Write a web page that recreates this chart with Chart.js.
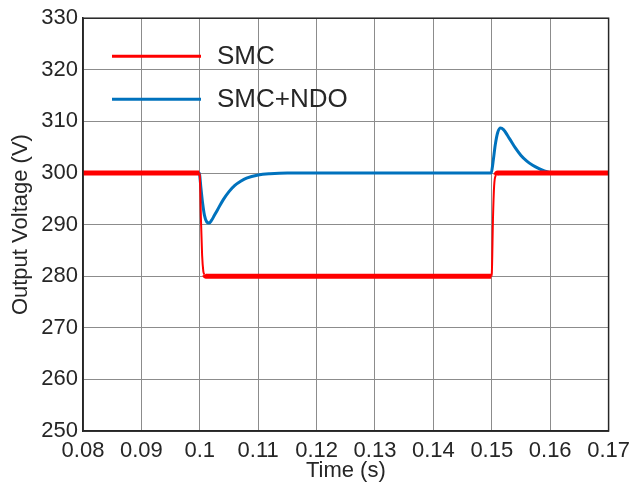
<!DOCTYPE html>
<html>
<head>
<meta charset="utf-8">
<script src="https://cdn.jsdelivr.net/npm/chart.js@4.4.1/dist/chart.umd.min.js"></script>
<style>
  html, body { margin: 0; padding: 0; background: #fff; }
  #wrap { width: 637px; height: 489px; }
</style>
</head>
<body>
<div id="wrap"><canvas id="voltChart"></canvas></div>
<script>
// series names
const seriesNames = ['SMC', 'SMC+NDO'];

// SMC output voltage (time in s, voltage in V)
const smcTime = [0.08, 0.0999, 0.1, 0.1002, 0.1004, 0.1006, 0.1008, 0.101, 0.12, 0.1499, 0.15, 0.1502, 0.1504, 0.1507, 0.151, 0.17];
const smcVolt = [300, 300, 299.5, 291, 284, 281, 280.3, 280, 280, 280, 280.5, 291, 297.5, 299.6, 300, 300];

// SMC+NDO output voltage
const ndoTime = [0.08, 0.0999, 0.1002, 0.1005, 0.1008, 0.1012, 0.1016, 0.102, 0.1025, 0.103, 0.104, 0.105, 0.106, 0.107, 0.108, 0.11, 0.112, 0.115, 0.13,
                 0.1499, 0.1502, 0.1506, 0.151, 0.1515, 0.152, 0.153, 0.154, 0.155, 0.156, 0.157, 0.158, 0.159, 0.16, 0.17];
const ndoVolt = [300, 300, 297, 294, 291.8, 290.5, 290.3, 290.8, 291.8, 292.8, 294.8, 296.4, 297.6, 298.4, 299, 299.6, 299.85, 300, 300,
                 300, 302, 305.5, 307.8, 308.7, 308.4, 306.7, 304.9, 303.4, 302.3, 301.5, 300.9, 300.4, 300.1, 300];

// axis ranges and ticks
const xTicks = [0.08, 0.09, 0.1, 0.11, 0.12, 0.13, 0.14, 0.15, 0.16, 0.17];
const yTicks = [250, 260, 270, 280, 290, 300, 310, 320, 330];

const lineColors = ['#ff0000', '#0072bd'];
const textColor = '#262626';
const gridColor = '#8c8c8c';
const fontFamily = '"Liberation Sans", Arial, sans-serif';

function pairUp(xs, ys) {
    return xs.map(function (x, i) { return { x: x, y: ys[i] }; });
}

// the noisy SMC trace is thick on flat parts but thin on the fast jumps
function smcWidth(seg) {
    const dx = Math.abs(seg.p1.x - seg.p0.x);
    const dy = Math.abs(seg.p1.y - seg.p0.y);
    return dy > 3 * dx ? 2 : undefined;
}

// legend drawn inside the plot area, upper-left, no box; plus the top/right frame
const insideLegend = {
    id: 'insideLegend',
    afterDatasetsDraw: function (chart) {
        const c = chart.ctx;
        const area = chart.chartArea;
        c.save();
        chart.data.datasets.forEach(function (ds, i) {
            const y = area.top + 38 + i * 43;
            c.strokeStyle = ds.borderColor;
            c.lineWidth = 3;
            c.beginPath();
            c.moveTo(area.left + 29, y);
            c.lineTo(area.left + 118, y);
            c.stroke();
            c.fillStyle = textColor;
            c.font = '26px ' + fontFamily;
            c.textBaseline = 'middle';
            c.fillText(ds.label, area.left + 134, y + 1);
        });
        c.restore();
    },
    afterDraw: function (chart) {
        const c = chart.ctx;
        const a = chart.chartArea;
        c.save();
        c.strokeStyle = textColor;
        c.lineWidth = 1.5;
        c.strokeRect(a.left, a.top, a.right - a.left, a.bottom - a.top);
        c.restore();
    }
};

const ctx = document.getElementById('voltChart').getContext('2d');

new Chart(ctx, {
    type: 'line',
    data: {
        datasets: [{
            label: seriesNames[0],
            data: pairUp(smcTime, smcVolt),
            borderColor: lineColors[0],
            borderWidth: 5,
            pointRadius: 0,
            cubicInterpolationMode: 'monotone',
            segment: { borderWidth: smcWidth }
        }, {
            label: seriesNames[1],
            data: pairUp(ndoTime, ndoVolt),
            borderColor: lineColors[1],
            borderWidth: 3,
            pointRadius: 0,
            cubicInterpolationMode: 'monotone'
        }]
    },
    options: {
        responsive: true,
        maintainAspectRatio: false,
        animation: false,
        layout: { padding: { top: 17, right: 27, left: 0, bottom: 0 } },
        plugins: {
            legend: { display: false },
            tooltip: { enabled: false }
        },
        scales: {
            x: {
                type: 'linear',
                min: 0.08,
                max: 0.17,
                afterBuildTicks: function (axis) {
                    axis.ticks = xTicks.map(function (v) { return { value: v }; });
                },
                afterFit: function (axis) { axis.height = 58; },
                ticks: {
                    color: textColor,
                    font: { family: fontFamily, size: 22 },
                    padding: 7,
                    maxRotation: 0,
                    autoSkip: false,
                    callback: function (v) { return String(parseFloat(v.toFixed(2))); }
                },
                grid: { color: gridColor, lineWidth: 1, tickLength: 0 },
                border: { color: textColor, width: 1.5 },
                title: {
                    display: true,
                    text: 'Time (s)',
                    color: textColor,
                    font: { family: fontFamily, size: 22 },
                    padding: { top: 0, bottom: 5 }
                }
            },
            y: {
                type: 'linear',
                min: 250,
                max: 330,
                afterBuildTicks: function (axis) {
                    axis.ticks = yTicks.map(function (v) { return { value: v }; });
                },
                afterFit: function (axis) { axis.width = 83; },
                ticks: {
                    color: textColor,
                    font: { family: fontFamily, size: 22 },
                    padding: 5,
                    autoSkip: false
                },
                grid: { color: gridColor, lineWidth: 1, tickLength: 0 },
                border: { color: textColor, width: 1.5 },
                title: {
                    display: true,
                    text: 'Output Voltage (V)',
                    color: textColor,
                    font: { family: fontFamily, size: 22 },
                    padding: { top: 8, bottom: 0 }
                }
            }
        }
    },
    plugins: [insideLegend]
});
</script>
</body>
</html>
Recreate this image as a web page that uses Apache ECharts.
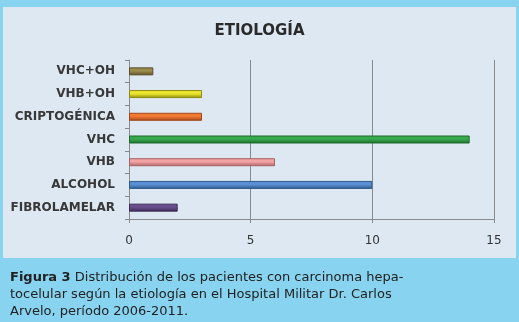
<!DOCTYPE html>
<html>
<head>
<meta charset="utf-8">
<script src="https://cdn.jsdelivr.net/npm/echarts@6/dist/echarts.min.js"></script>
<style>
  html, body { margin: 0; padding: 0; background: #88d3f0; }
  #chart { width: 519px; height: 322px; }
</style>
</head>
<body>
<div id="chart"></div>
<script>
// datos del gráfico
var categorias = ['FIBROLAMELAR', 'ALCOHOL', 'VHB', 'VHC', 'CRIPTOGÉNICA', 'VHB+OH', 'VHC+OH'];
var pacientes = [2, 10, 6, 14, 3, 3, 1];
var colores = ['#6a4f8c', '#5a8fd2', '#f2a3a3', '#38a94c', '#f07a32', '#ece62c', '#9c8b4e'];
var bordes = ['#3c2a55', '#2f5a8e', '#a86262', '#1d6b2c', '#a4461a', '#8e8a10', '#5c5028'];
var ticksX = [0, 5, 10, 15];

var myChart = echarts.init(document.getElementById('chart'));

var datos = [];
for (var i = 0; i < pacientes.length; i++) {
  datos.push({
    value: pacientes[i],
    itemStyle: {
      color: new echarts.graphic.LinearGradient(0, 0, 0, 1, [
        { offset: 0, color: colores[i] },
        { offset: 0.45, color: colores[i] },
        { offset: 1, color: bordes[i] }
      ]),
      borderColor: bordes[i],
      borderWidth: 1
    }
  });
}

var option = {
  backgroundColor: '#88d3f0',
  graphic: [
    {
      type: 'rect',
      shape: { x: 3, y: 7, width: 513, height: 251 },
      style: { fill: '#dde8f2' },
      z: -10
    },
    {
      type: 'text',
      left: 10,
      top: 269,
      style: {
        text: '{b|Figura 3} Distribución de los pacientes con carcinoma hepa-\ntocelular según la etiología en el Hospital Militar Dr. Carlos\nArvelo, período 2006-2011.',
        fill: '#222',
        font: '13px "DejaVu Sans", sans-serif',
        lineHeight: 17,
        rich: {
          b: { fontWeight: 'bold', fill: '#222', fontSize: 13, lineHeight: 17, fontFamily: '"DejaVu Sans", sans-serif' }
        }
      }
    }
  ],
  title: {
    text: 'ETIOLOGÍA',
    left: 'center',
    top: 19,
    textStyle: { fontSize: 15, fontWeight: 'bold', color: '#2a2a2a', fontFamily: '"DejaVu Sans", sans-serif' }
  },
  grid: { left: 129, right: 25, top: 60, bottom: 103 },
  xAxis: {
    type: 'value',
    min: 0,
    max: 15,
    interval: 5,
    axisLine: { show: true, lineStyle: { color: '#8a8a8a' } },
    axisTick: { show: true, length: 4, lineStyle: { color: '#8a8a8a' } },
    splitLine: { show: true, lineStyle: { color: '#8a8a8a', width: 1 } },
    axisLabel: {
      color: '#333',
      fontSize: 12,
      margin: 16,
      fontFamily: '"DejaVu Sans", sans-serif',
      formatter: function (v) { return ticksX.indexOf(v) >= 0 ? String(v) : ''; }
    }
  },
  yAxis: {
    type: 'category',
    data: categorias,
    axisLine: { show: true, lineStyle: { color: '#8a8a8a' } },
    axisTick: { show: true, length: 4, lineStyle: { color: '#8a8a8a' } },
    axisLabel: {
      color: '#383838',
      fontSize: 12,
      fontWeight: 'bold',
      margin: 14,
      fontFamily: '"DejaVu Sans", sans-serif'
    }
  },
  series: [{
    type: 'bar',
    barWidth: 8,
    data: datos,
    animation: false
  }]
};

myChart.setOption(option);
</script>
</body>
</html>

- - - -

▶ **Aim of the exercise**
Set the lines above down again, word for word, from the first through the one containing "299.6, 300, 300];"; pictures excluded.

▶ **Final answer**
Write a web page that recreates this chart with Chart.js.
<!DOCTYPE html>
<html>
<head>
<meta charset="utf-8">
<script src="https://cdn.jsdelivr.net/npm/chart.js@4.4.1/dist/chart.umd.min.js"></script>
<style>
  html, body { margin: 0; padding: 0; background: #fff; }
  #wrap { width: 637px; height: 489px; }
</style>
</head>
<body>
<div id="wrap"><canvas id="voltChart"></canvas></div>
<script>
// series names
const seriesNames = ['SMC', 'SMC+NDO'];

// SMC output voltage (time in s, voltage in V)
const smcTime = [0.08, 0.0999, 0.1, 0.1002, 0.1004, 0.1006, 0.1008, 0.101, 0.12, 0.1499, 0.15, 0.1502, 0.1504, 0.1507, 0.151, 0.17];
const smcVolt = [300, 300, 299.5, 291, 284, 281, 280.3, 280, 280, 280, 280.5, 291, 297.5, 299.6, 300, 300];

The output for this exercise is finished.